The soundtrack for the film was written by John Barry. It released on December 14, 1984, via Geffen Records. The album won the Grammy Award for Best Jazz Instrumental Performance, Big Band in 1986.
Embassy Home Entertainment paid a record $4.7 million for North America home video rights. The film appeared on videotape and videodisc in April 1985. It was the first to use the Macrovision copy protection system, on VHS and Betamax only.
In 2015, Coppola found an old Betamax video copy of his original cut that ran 25 minutes longer. When originally editing the picture, he acquiesced to distributors who wanted a shorter film with a different structure. Between 2015 and 2017, Coppola spent over $500,000 of his own money to restore the film to the original cut. This version, titled The Cotton Club: Encore and running 139 minutes, debuted at the Telluride Film Festival on September 1, 2017. Lionsgate (owner of the Zoetrope Corporation backlog, and working in association with original studio Orion Pictures) released that version theatrically, and on DVD and Blu-ray in the fall of 2019.
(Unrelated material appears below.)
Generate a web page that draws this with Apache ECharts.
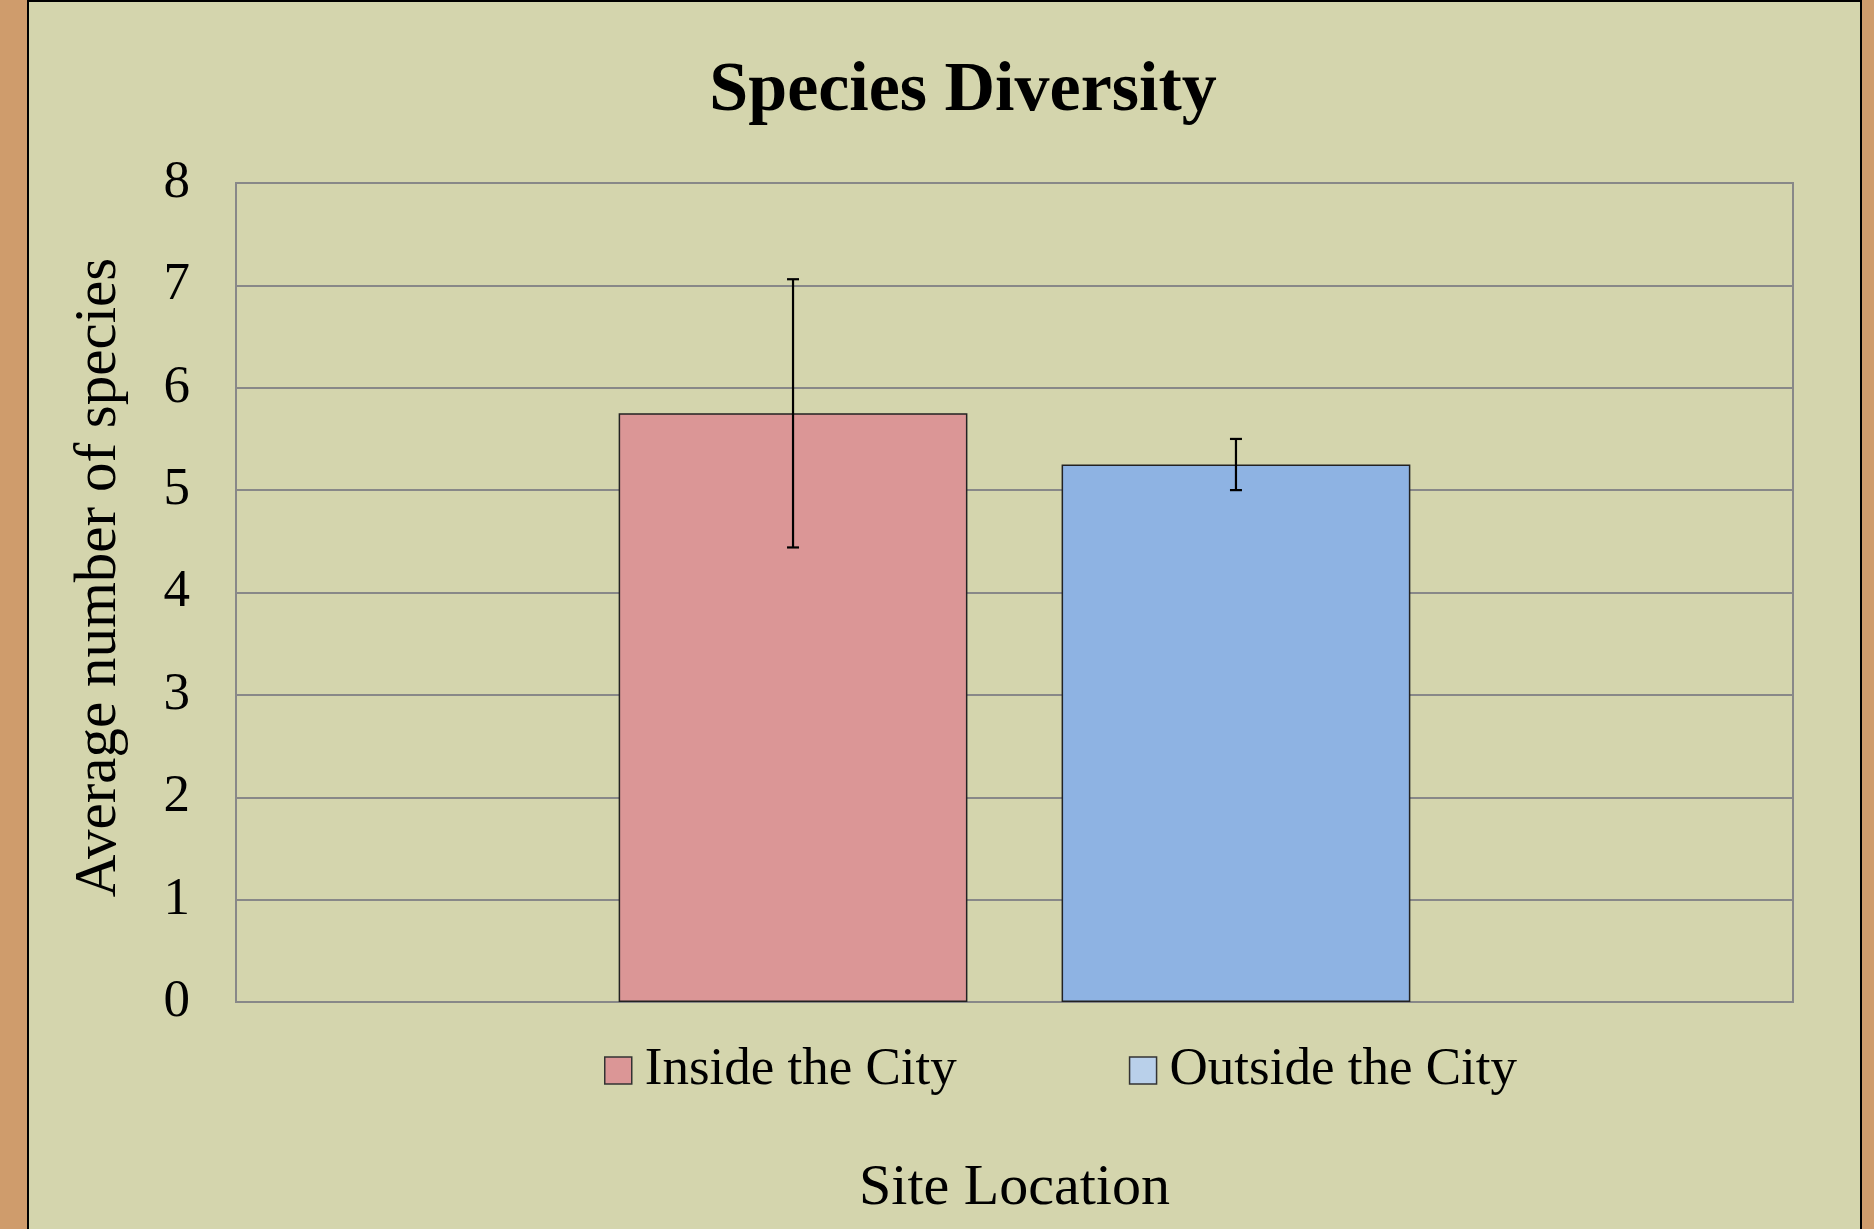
<!DOCTYPE html>
<html>
<head>
<meta charset="utf-8">
<script src="https://cdn.jsdelivr.net/npm/echarts@6/dist/echarts.min.js"></script>
<style>
  html, body { margin: 0; padding: 0; width: 1874px; height: 1229px; overflow: hidden; background: #cf9c6c; }
  #chart { position: absolute; left: 27px; top: 0; width: 1835px; height: 1229px; box-sizing: border-box;
           border-top: 2px solid #000; border-left: 2px solid #000; border-right: 2px solid #000; background: #d4d5ad; }
</style>
</head>
<body>
<div id="chart"></div>
<script>
// ---- data ----
const categories = [''];
const seriesNames = ['Inside the City', 'Outside the City'];
const insideValues = [5.75];
const outsideValues = [5.25];
const insideErrors = [1.31];
const outsideErrors = [0.25];
const yTicks = { min: 0, max: 8, interval: 1 };
const titleText = 'Species Diversity';
const xAxisName = 'Site Location';
const yAxisName = 'Average number of species';

// ---- styling ----
const FONT = "'Liberation Serif', 'Times New Roman', serif";
const BAR_W = 0.224;   // fraction of category band
const BAR_GAP = 0.27;  // fraction of bar width

function errData(values, errors, side) {
  return values.map((v, i) => [i, v - errors[i], v + errors[i], side]);
}

const chart = echarts.init(document.getElementById('chart'), null, { renderer: 'canvas' });

const option = {
  animation: false,
  graphic: [{
    type: 'text',
    x: 934, y: 90,
    style: { text: titleText, font: "bold 70px " + FONT, fill: '#000', align: 'center', verticalAlign: 'middle' }
  }],
  grid: { left: 207, top: 181, width: 1557, height: 819, show: true, borderColor: '#888', borderWidth: 2, backgroundColor: 'transparent' },
  legend: {
    left: 575, top: 1042, padding: 0,
    itemWidth: 27, itemHeight: 27, itemGap: 172,
    icon: 'rect',
    textStyle: { fontFamily: FONT, fontSize: 53, color: '#000', lineHeight: 53, padding: [0, 0, 0, 8] },
    data: [
      { name: seriesNames[0], itemStyle: { color: '#db9696', borderColor: '#333', borderWidth: 1.5 } },
      { name: seriesNames[1], itemStyle: { color: '#b9d0ea', borderColor: '#333', borderWidth: 1.5 } }
    ]
  },
  xAxis: {
    type: 'category', data: categories,
    name: xAxisName, nameLocation: 'middle', nameGap: 187,
    nameTextStyle: { fontFamily: FONT, fontSize: 58, color: '#000', verticalAlign: 'middle' },
    axisLine: { show: false }, axisTick: { show: false }, axisLabel: { show: false }, splitLine: { show: false }
  },
  yAxis: {
    type: 'value', min: yTicks.min, max: yTicks.max, interval: yTicks.interval,
    name: yAxisName, nameLocation: 'middle', nameGap: 137, nameRotate: 90,
    nameTextStyle: { fontFamily: FONT, fontSize: 59, color: '#000', verticalAlign: 'middle', padding: [0, 0, 0, 30] },
    axisLine: { show: false }, axisTick: { show: false },
    axisLabel: { fontFamily: FONT, fontSize: 53, color: '#000', margin: 46, padding: [12, 0, 0, 0] },
    splitLine: { lineStyle: { color: '#888', width: 2 } }
  },
  series: [
    {
      name: seriesNames[0], type: 'bar', data: insideValues,
      barWidth: (BAR_W * 100) + '%', barGap: (BAR_GAP * 100) + '%',
      itemStyle: { color: '#db9696', borderColor: '#222', borderWidth: 1.5 }
    },
    {
      name: seriesNames[1], type: 'bar', data: outsideValues,
      barWidth: (BAR_W * 100) + '%', barGap: (BAR_GAP * 100) + '%',
      itemStyle: { color: '#8eb3e3', borderColor: '#222', borderWidth: 1.5 }
    },
    {
      type: 'custom', name: 'errors', z: 10,
      encode: { x: 0, y: [1, 2] },
      data: errData(insideValues, insideErrors, -1).concat(errData(outsideValues, outsideErrors, 1)),
      renderItem: function (params, api) {
        const band = api.size([1, 0])[0];
        const bw = band * BAR_W;
        const off = api.value(3) * (bw + bw * BAR_GAP) / 2;
        const lo = api.coord([api.value(0), api.value(1)]);
        const hi = api.coord([api.value(0), api.value(2)]);
        const x = lo[0] + off;
        const cap = 6;
        const st = { stroke: '#000', lineWidth: 2.2 };
        return {
          type: 'group',
          children: [
            { type: 'line', shape: { x1: x, y1: lo[1], x2: x, y2: hi[1] }, style: st },
            { type: 'line', shape: { x1: x - cap, y1: lo[1], x2: x + cap, y2: lo[1] }, style: st },
            { type: 'line', shape: { x1: x - cap, y1: hi[1], x2: x + cap, y2: hi[1] }, style: st }
          ]
        };
      }
    }
  ]
};
chart.setOption(option);
</script>
</body>
</html>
The Film Stage gave The Cotton Club: Encore a rating of A−, while Rolling Stone described the result of this version as 'eye-opening'.
The Cotton Club was released on December 14, 1984, in the United States and Canada on 808 screens and grossed $2.9 million on its opening weekend, fifth place behind Beverly Hills Cop, Dune, City Heat and 2010. Evans took the blame for hiring Coppola while Coppola responded that if he had not been hired, the film would have never been made. Evans said that Coppola made the budget escalate dramatically by rejecting the script, hiring his own crew, and falling behind schedule. The film was a commercial failure, grossing just under $26 million against a $58 million budget. After the film's release stock traders began selling Orion Pictures shares with the expectation that the studio would suffer financially.
On Rotten Tomatoes the film has a 77% rating based on 30 reviews. The site's consensus states: "Energetic and brimming with memorable performers, The Cotton Club entertains with its visual and musical pizazz even as its plot only garners polite applause." On Metacritic the film has a weighted average score of 68% based on reviews from 14 critics.
Roger Ebert of the Chicago Sun-Times rated the film 4 out of 4. The film appeared on both Siskel and Ebert's best of 1984.
Conversely, Diane Lane was nominated for the Golden Raspberry Award for Worst Supporting Actress category (also for her work in Streets of Fire), ultimately losing to Lynn-Holly Johnson for Where the Boys Are '84.